### TASK GOAL:
Give back exactly the lines from the beginning of the listing below to the line holding "minimum width=134pt, minimum", both ends included; the pictures stay out.
-- Begin DATASET SECTION --
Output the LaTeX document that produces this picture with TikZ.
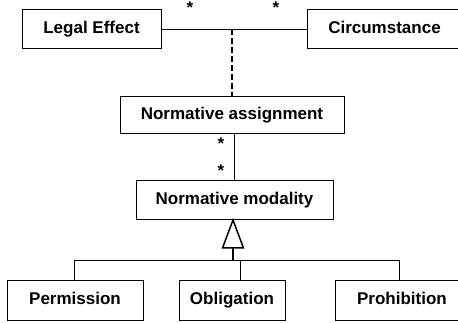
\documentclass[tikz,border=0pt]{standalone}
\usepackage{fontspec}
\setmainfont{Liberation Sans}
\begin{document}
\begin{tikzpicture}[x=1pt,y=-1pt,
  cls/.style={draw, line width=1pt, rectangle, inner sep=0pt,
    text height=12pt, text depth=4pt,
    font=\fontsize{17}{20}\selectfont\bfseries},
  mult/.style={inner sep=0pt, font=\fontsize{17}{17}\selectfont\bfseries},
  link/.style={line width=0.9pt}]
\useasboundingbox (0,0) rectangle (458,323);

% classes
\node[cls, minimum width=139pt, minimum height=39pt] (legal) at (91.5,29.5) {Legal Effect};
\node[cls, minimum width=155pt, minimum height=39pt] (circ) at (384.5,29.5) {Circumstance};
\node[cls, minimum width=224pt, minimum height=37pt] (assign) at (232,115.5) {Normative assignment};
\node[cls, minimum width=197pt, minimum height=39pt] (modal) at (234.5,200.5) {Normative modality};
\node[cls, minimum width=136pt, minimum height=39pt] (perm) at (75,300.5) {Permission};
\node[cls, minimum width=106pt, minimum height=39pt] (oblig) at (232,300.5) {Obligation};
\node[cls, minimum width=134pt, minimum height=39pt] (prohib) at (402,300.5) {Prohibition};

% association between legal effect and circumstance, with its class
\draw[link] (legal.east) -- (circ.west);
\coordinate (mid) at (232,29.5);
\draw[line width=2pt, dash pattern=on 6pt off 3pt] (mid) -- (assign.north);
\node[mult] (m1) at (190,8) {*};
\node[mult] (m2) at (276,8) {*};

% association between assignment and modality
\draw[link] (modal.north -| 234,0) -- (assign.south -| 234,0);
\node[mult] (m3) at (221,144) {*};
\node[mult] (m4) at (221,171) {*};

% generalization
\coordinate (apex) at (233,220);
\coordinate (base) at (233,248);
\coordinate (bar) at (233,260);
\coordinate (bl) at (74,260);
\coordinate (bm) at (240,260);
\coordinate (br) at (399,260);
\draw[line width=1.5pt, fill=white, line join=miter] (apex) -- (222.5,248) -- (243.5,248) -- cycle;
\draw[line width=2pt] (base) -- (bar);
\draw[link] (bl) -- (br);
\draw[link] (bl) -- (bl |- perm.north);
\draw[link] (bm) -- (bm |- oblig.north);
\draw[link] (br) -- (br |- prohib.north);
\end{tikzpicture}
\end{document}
-- End DATASET SECTION --
### ANSWER TO THE EXERCISE:
Output the LaTeX document that produces this picture with TikZ.
\documentclass[tikz,border=0pt]{standalone}
\usepackage{fontspec}
\setmainfont{Liberation Sans}
\begin{document}
\begin{tikzpicture}[x=1pt,y=-1pt,
  cls/.style={draw, line width=1pt, rectangle, inner sep=0pt,
    text height=12pt, text depth=4pt,
    font=\fontsize{17}{20}\selectfont\bfseries},
  mult/.style={inner sep=0pt, font=\fontsize{17}{17}\selectfont\bfseries},
  link/.style={line width=0.9pt}]
\useasboundingbox (0,0) rectangle (458,323);

% classes
\node[cls, minimum width=139pt, minimum height=39pt] (legal) at (91.5,29.5) {Legal Effect};
\node[cls, minimum width=155pt, minimum height=39pt] (circ) at (384.5,29.5) {Circumstance};
\node[cls, minimum width=224pt, minimum height=37pt] (assign) at (232,115.5) {Normative assignment};
\node[cls, minimum width=197pt, minimum height=39pt] (modal) at (234.5,200.5) {Normative modality};
\node[cls, minimum width=136pt, minimum height=39pt] (perm) at (75,300.5) {Permission};
\node[cls, minimum width=106pt, minimum height=39pt] (oblig) at (232,300.5) {Obligation};
\node[cls, minimum width=134pt, minimum height=39pt] (prohib) at (402,300.5) {Prohibition};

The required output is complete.